AFL champion Eddie Betts has opened up on the notorious Adelaide Crows camp, revealing he lost passion for football after the “weird” and “disrespectful” experience.
Key points:
- Former Adelaide star Eddie Betts has savaged a controversial 2018 training camp held by the club
- Betts has accused the camp organizers of misusing personal and sensitive information
- Betts also believes complaints about the camp caused him to be dropped from the club’s leadership group
Betts, who retired last year after a glittering 350-game career, has detailed the significant fallout from the Crows’ 2018 pre-season camp in his autobiography.

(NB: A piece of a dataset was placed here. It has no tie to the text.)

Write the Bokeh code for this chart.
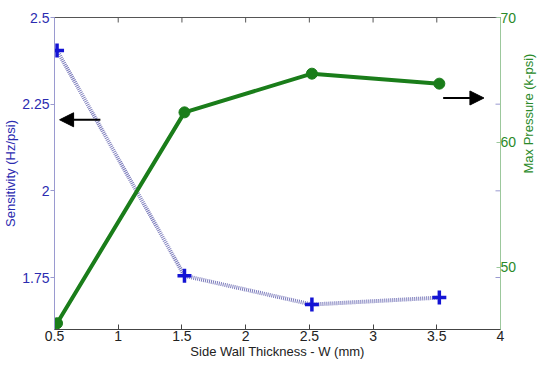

Ahead of the release of The Boy from Boomerang Crescent on Wednesday, excerpts of the eagerly-anticipated book have emerged via Nine newspapers.
Betts, an Indigenous icon and one of the AFL’s greatest small forwards, has claimed the group — which he chose not to name in the book — running the camp misused personal and sensitive information.
“There was all sorts of weird shit that was disrespectful to many cultures, but particularly and extremely disrespectful to my culture,” Betts wrote in the book and published in The Age.
“Things were yelled at me that I had disclosed to the camp’s ‘counsellors’ about my upbringing.
“All the people present heard these things.
“I was exhausted, drained and distressed about the details being shared.
“Another camp-dude jumped on my back and started to berate me about my mother, something so deeply personal that I was absolutely shattered to hear it come out of his mouth.”
Betts said what happened at the camp on the Gold Coast and the group’s involvement with the club impacted on his mental health and form during the 2018 season.
After addressing the playing group about how unsafe and uncomfortable the camp made him feel, Betts claims he was dropped from the Crows’ leadership group just three weeks later.
He continued playing for the Crows in 2019, before requesting a trade back to his original club, Carlton.
Betts added another 36 games for the Blues, before retiring at the end of last season.
“I felt like I’d lost the drive to play footy, and to be honest, I’m not sure I ever had the same energy I did before that camp,” Betts wrote.
The camp in question was held after Adelaide’s shock 2017 grand final loss to Richmond.
The Crows have failed to qualify for the finals since that disappointing defeat and are three seasons into a rebuild under new coach Matthew Nicks.
A SafeWork SA investigation last year cleared Adelaide of breaching health and safety laws and an AFL investigation in October 2018 cleared the Crows of any rule breach.